We're already halfway through the semester.
8 more weeks to go.
8 more weeks of projects, papers, reflections, reading after reading after reading.





Tuesday, September 23, 2014

Field Work

Our cohorts finally found out what grade and classrooms we are assigned to this semester.

I am in a 6th and 7th grade math class.  I am pleasantly surprised since my concentration was history but since I still have interest in teaching math I am really looking forward to it.

According to our advisory professor, our dress codes are pretty strict:  No jeans, sensible shoes (no high heels, open toed shoes, flip-flops), no short skirts, nothing tight, hair pinned away from face, no distracting makeup or jewelry. 

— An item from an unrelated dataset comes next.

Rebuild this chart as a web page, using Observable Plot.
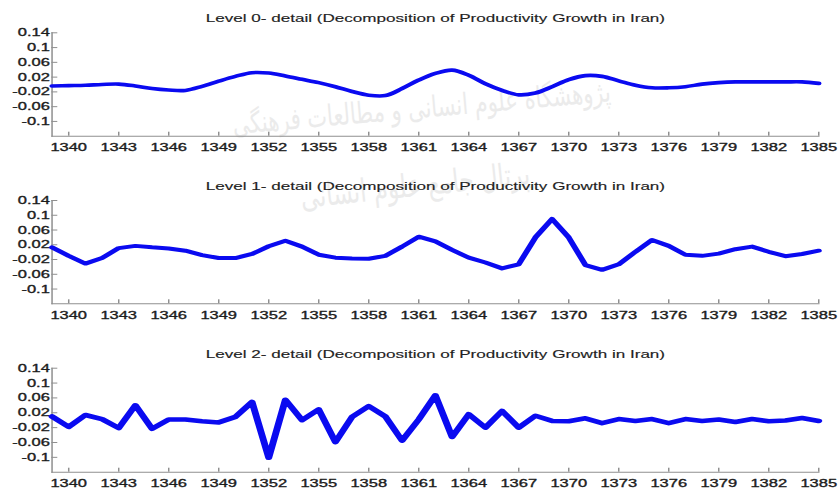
<!DOCTYPE html>
<html>
<head>
<meta charset="utf-8">
<script src="https://cdn.jsdelivr.net/npm/d3@7"></script>
<script src="https://cdn.jsdelivr.net/npm/@observablehq/plot@0.6"></script>
<style>
html, body { margin: 0; padding: 0; background: #fff; }
#wrap { position: relative; width: 839px; height: 490px; overflow: hidden; }
.wm { position: absolute; font-family: "DejaVu Sans", sans-serif; color: #ebebeb; white-space: nowrap; direction: rtl; transform-origin: center; }
#charts { position: absolute; left: 0; top: 0; }
#charts svg { display: block; }
</style>
</head>
<body>
<div id="wrap">
  <div class="wm" style="left:232px; top:96px; font-size:21px; transform:rotate(-5deg) scaleY(1.4);">پژوهشگاه علوم انسانی و مطالعات فرهنگی</div>
  <div class="wm" style="left:300px; top:172px; font-size:23px; transform:rotate(-6deg) scaleY(1.4);">پرتال جامع علوم انسانی</div>
  <div id="charts"></div>
</div>
<script>
// ---- data ----
const years = [1339,1340,1341,1342,1343,1344,1345,1346,1347,1348,1349,1350,1351,1352,1353,1354,1355,1356,1357,1358,1359,1360,1361,1362,1363,1364,1365,1366,1367,1368,1369,1370,1371,1372,1373,1374,1375,1376,1377,1378,1379,1380,1381,1382,1383,1384,1385];

const level0 = [-0.004,-0.003,-0.002,0.000,0.001,-0.004,-0.011,-0.015,-0.016,-0.005,0.009,0.022,0.032,0.031,0.023,0.014,0.005,-0.006,-0.019,-0.029,-0.030,-0.011,0.012,0.030,0.039,0.025,0.002,-0.016,-0.028,-0.023,-0.006,0.013,0.024,0.022,0.010,-0.002,-0.009,-0.009,-0.006,0.001,0.005,0.007,0.007,0.007,0.007,0.007,0.003];

const level1 = [0.013,-0.010,-0.031,-0.016,0.011,0.017,0.013,0.010,0.004,-0.008,-0.016,-0.016,-0.005,0.016,0.031,0.015,-0.007,-0.015,-0.017,-0.018,-0.010,0.015,0.042,0.029,0.006,-0.015,-0.028,-0.044,-0.033,0.040,0.090,0.040,-0.035,-0.048,-0.033,0.001,0.033,0.017,-0.007,-0.010,-0.004,0.008,0.015,0.001,-0.011,-0.005,0.004];

const level2 = [0.010,-0.018,0.014,0.003,-0.021,0.040,-0.023,0.002,0.002,-0.003,-0.006,0.009,0.049,-0.101,0.055,0.000,0.029,-0.059,0.009,0.038,0.010,-0.055,0.002,0.067,-0.045,0.016,-0.020,0.025,-0.020,0.012,-0.002,-0.003,0.005,-0.008,0.003,-0.002,0.003,-0.008,0.003,-0.002,0.002,-0.005,0.003,-0.003,-0.001,0.006,-0.002];

const titles = [
  "Level 0- detail (Decomposition of Productivity Growth in Iran)",
  "Level 1- detail (Decomposition of Productivity Growth in Iran)",
  "Level 2- detail (Decomposition of Productivity Growth in Iran)"
];

const yTicks = [0.14, 0.1, 0.06, 0.02, -0.02, -0.06, -0.1];
const yTickLabels = ["0.14", "0.1", "0.06", "0.02", "-0.02", "-0.06", "-0.1"];
const xTicks = [1340,1343,1346,1349,1352,1355,1358,1361,1364,1367,1370,1373,1376,1379,1382,1385];
const xTickLabels = ["1340","1343","1346","1349","1352","1355","1358","1361","1364","1367","1370","1373","1376","1379","1382","1385"];

// ---- layout ----
const OUT_W = 839;          // real page width
const VW = 560;             // virtual drawing width (picture is horizontally stretched)
const S = OUT_W / VW;
const ML = 51.3 / S, MR = (839 - 818) / S;
const AXIS = "#8f8f8f", INK = "#1c1c1c";

function panel(title, values, cfg) {
  const data = years.map((yr, i) => ({year: yr, value: values[i]}));
  const svg = Plot.plot({
    width: VW,
    height: cfg.height,
    marginTop: cfg.marginTop,
    marginBottom: cfg.marginBottom,
    marginLeft: ML,
    marginRight: MR,
    style: {fontFamily: "'Liberation Sans', Arial, sans-serif", fontSize: "11px", background: "transparent", overflow: "visible", color: INK},
    x: {domain: [years[0], years[years.length - 1]]},
    y: {domain: [-0.14, 0.14]},
    marks: [
      Plot.frame({anchor: "left", stroke: AXIS}),
      Plot.frame({anchor: "bottom", stroke: AXIS}),
      Plot.axisY(yTicks, {anchor: "left", tickSize: -4, tickPadding: 5.5, stroke: AXIS, fill: INK, fontSize: 11,
        textStroke: INK, textStrokeWidth: 0.35,
        tickFormat: d => yTickLabels[yTicks.indexOf(d)], label: null}),
      Plot.axisX(xTicks, {anchor: "bottom", tickSize: -4, tickPadding: 11, stroke: AXIS, fill: INK, fontSize: 11,
        textStroke: INK, textStrokeWidth: 0.35,
        tickFormat: d => xTickLabels[xTicks.indexOf(d)], label: null}),
      Plot.line(data, {x: "year", y: "value", stroke: "#0a0af0", strokeWidth: cfg.strokeWidth, curve: cfg.curve, strokeLinejoin: "round"}),
      Plot.text([title], {frameAnchor: "top", dy: -14, lineAnchor: "middle", fontSize: 11.4, fill: "#222", stroke: "#222", strokeWidth: 0.15})
    ]
  });
  svg.setAttribute("width", OUT_W);
  svg.setAttribute("height", cfg.height);
  svg.setAttribute("preserveAspectRatio", "none");
  svg.style.width = OUT_W + "px";
  svg.style.height = cfg.height + "px";
  svg.style.maxWidth = "none";
  return svg;
}

const host = document.getElementById("charts");
host.appendChild(panel(titles[0], level0, {height: 170, marginTop: 32.3, marginBottom: 34.3, strokeWidth: 3.6, curve: "catmull-rom"}));
host.appendChild(panel(titles[1], level1, {height: 170, marginTop: 30, marginBottom: 36.7, strokeWidth: 4, curve: "linear"}));
host.appendChild(panel(titles[2], level2, {height: 150, marginTop: 27.7, marginBottom: 18.3, strokeWidth: 4.6, curve: "linear"}));
</script>
</body>
</html>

I don't know what I am going to wear.  I have two Old Navy Rockstar jeans I wear on heavy rotation throughout the week for work and school but that's obviously out.  (Which is too bad since they are SO comfortable).  I have few colorful pants I am hoping I can get away with but not sure if they are considered sensible.

Also, I googled my Cooperating Teacher and she seems awesome.  I won't go too much into details for obvious reasons but she seems like a great teacher to shadow and I expect to learn a great deal on teaching of mathematics from her.

My cohorts and I are really excited.  What I am not excited about it waking up at 6 am tomorrow.


Thursday, June 12, 2014

I'll probably eat my words later but I'm getting pretty darn excited about starting this program.

You gotta love this time of blissful ignorance of what's to come before shit actually goes down.